In 1555 the situation deteriorated dramatically when Pope Paul IV (r. 1555-59) had all of the city's Jews enclosed in a walled and gated ghetto, with a curfew on entry and exit. Later laws tried to prevent Jews from exercising any form of trade apart from rags, scrap metal and money-lending. By the middle of the 17th century 4,000 people were living in a very small area, no more than 3 hectares (7 acres) in size. The conditions inside the Ghetto must have been desperate and deplorable. During one outbreak of the plague in 1656 one in five Jews died.
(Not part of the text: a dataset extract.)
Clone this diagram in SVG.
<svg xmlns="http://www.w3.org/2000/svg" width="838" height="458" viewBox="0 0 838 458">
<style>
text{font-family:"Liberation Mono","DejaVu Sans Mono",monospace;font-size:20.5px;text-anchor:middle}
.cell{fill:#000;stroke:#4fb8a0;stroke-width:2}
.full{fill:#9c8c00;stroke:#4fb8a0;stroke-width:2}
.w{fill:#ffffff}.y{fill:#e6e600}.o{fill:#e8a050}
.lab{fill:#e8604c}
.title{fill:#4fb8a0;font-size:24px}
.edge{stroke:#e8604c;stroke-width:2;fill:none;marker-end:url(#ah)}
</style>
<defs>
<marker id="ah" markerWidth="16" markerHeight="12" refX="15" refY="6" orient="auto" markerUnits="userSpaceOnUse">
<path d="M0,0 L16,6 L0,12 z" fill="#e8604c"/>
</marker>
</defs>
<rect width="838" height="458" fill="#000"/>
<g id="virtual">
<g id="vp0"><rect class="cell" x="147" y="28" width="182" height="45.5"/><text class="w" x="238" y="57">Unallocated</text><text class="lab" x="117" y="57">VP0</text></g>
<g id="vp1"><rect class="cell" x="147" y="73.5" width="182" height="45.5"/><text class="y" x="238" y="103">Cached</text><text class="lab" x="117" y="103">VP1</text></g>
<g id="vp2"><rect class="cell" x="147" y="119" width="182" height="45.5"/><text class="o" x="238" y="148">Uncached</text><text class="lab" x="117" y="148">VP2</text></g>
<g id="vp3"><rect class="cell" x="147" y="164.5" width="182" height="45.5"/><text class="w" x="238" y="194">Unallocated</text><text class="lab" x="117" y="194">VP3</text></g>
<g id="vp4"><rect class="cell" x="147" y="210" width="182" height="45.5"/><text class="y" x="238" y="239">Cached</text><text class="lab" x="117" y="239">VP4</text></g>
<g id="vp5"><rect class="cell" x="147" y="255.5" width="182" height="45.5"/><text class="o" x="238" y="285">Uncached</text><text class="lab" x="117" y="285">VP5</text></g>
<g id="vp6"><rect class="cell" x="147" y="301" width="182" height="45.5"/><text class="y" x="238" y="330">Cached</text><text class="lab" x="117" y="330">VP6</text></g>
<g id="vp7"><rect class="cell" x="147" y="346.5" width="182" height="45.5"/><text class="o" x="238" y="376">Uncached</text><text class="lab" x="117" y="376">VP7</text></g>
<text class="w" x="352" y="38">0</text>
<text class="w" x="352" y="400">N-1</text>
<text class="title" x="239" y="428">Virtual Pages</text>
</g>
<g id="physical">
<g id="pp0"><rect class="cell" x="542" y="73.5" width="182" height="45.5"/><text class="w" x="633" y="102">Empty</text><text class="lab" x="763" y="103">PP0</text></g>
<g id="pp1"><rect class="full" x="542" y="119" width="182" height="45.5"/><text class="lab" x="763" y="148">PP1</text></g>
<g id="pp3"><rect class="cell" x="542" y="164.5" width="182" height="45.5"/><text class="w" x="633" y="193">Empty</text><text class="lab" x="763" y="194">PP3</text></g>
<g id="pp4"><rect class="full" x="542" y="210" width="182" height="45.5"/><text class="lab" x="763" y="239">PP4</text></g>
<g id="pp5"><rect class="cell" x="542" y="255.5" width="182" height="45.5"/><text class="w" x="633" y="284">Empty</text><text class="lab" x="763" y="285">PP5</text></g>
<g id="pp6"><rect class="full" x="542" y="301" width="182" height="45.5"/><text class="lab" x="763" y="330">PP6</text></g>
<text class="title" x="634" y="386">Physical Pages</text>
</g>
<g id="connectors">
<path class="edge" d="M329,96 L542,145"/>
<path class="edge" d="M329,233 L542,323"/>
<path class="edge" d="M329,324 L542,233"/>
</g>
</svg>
In 1848 the walls of the Ghetto were taken down. In 1871 Rome became the capital of the Kingdom of Italy and Jews were finally allowed to hold political office and enter the professions. In 1888 much of the Ghetto was demolished.
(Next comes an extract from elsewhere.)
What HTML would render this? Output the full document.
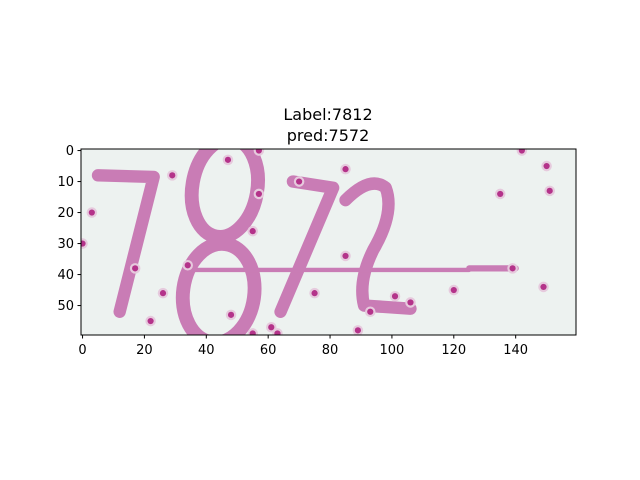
<!DOCTYPE html>
<html><head><meta charset="utf-8"><style>
body{margin:0;background:#fff;}
svg{display:block;font-family:"DejaVu Sans","Liberation Sans",sans-serif;}
</style></head><body>
<svg width="640" height="480">
<text x="328" y="120" font-size="16" text-anchor="middle">Label:7812</text>
<text x="328" y="141" font-size="16" text-anchor="middle">pred:7572</text>
<svg x="81" y="149" width="495" height="186" viewBox="-0.5 -0.5 160 60" preserveAspectRatio="none">
<rect x="-0.5" y="-0.5" width="160" height="60" fill="#edf2f0"/>
<g fill="none" stroke="#c97cb5" stroke-linecap="round" stroke-linejoin="round">
<path d="M5 8 L23 8.5 L12 52" stroke-width="4"/>
<ellipse cx="46" cy="12" rx="10.5" ry="16" stroke-width="4.5" transform="rotate(10 46 12)"/>
<ellipse cx="44" cy="46" rx="11.5" ry="16" stroke-width="4.5" transform="rotate(8 44 46)"/>
<path d="M68 10 L81 12 L64 52" stroke-width="4"/>
<path d="M85 16 Q93 8 98 12 Q101 20 94 32 Q89 42 91 50 L106 51" stroke-width="4"/>
<path d="M33 38.5 L125 38.5" stroke-width="1.4"/>
<path d="M125 38 L140 38" stroke-width="2"/>
</g>
<g id="dots"></g>
</svg>
<rect x="81" y="149" width="495" height="186" fill="none" stroke="#000" stroke-width="1"/>
<g id="ticks" font-size="13"></g>
</svg>
<script>
const dotsX=[47,57,29,57,3,0,17,34,26,22,48,55,61,63,55,70,85,85,75,89,93,101,106,120,139,135,142,150,151,149];
const dotsY=[3,0,8,14,20,30,38,37,46,55,53,26,57,59,59,10,6,34,46,58,52,47,49,45,38,14,0,5,13,44];
const xTicks=[0,20,40,60,80,100,120,140];
const yTicks=[0,10,20,30,40,50];
const NS="http://www.w3.org/2000/svg";
const sx=u=>81+(u+0.5)*495/160, sy=v=>149+(v+0.5)*186/60;
const dg=document.getElementById('dots');
dotsX.forEach((x,i)=>{
  const y=dotsY[i];
  const h=document.createElementNS(NS,'circle');
  h.setAttribute('cx',x);h.setAttribute('cy',y);h.setAttribute('r',1.7);h.setAttribute('fill','#e6cadd');
  
  
  dg.appendChild(h);
  const c=document.createElementNS(NS,'circle');
  c.setAttribute('cx',x);c.setAttribute('cy',y);c.setAttribute('r',1.0);c.setAttribute('fill','#b4338a');
  
  
  dg.appendChild(c);
});
const tg=document.getElementById('ticks');
xTicks.forEach(t=>{
  const l=document.createElementNS(NS,'line');
  l.setAttribute('x1',sx(t));l.setAttribute('x2',sx(t));l.setAttribute('y1',335);l.setAttribute('y2',338.5);l.setAttribute('stroke','#000');
  
  
  tg.appendChild(l);
  const s=document.createElementNS(NS,'text');
  s.setAttribute('x',sx(t));s.setAttribute('y',354);s.setAttribute('text-anchor','middle');s.textContent=t;
  
  
  tg.appendChild(s);
});
yTicks.forEach(t=>{
  const l=document.createElementNS(NS,'line');
  l.setAttribute('x1',77.5);l.setAttribute('x2',81);l.setAttribute('y1',sy(t));l.setAttribute('y2',sy(t));l.setAttribute('stroke','#000');
  
  
  tg.appendChild(l);
  const s=document.createElementNS(NS,'text');
  s.setAttribute('x',74);s.setAttribute('y',sy(t)+4.5);s.setAttribute('text-anchor','end');s.textContent=t;
  
  
  tg.appendChild(s);
});
</script>
</body></html>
The political climate changed for the worse under the rule of Benito Mussolini (1922-43), with pressure from Nazi Germany. The first and most important of the Racial Laws (Leggi Razziali) was issued on November 17th 1938. It restricted the civil rights of Italian Jews, banned books written by Jewish authors, and excluded Jews from public offices and higher education.
Two months after the downfall il Duce in July 1943, German troops occupied Rome. On October 16th, over one thousand Jews were rounded up and deported to foreign concentration camps; few returned. Today, the total number of Jews living in Italy is roughly 28,000; more than half of whom live in Rome. The Great Synagogue of Rome (Tempio Maggiore di Roma), which stands in was completed in 1904. Its dome is a prominent landmark on Rome’s skyline.